Jamdani: story of a Bengali obsession and pride
For centuries it has invoked the discerning senses of fashion lovers and has been the dream cloth of millions.
Due to the delicate and time consuming master-craftmanship, it has always been an expensive clothe only available to the Creme de la creme of the society.
One of the very first accounts of the cloth mentioned in history dates back to 300AD. Kautilya, a great ancient Indian economist mentioned Jamdani in his Arthashashtra (book of economics). Back then it was known to be a fine cloth made in Bengal and Pundra (Part of modern Bangladesh).
The book of Periplus of the Eritrean Sea, the accounts of Arab, Chinese and Italian Travelers and traders have spent pages after pages writing praise for Jamdani.
The unbleached cotton yarn with woven design using bleached cotton yarn creates an epic where light-n-dark effect of the yarn turns into the red love from the blue pain. The beauty of Jamdani dragged Alexander the Great towards it around 327B.C. and he was amazed with this “beautiful printed cottons” in India.

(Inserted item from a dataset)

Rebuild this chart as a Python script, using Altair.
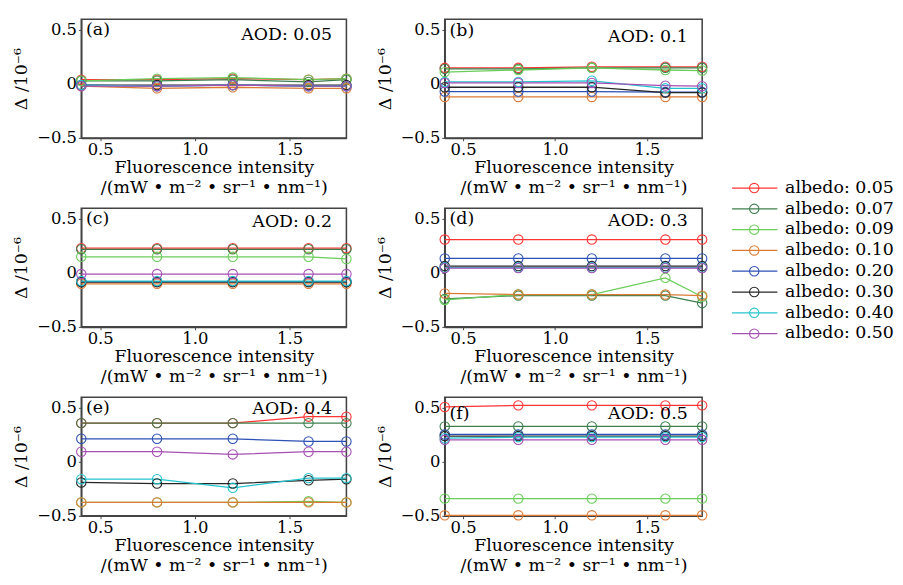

The Mughals were great admirers and patrons of such elegant artistic handmade fabrics. During the Mughal era Jamdani weaving reach its golden age as weavers were given the highest regards. Wearing Jamdani fabric was a privilege that only nobility and royalty could afford due to the lengthy and difficult weaving procedures involved in its manufacturing. The Mughal Emperor Aurangzeb was said to be so fond of the ‘Jamdani’ that one had to seek royal permission before
daring to wear the precious fabric.
Jamdani woven material is some of the finest found in the world and it is also eco-friendly as it’s made from hand and foot run tools. Some designer Jamdani fabric with intricate patterns for weddings and formal wear can take as much as 9 months to prepare with two full time weavers. Jamdani is very versatile whereby it can be either woven with full cotton, or with a mix of cotton and silk, or with full silk, or with silk and combinations of real gold/silver/precious metal yarn. These rare pieces are truly a masterpiece of exotic breathtaking beauty. Without seeing and feeling it in person you can't be a believer and lover of Jamdani miracle.
Weavers who used to be involved in Jamdani were said to got into the business at their early age. So by the time they reach the prime of their age they become a master craftsman. After the British occupation in Bengal those craftsman were about to be extinct. But we still have a generation of craftsman immensely dedicated even though the industry has shrunken strikingly.
Aarong, as a part of their 30 years celebration has brought a rare opportunity for the people of Dhaka to experience the glorious days of Jamdani. “Story of Pride” – an exhibition of Jamdani has been arranged to open the
doors to the people to introduce the legacy of the majestic JAMDANI. You can enjoy the show at the Shilpakala Academy at
Shegunbagicha. You can be a part of it everyday till January 20th 2010.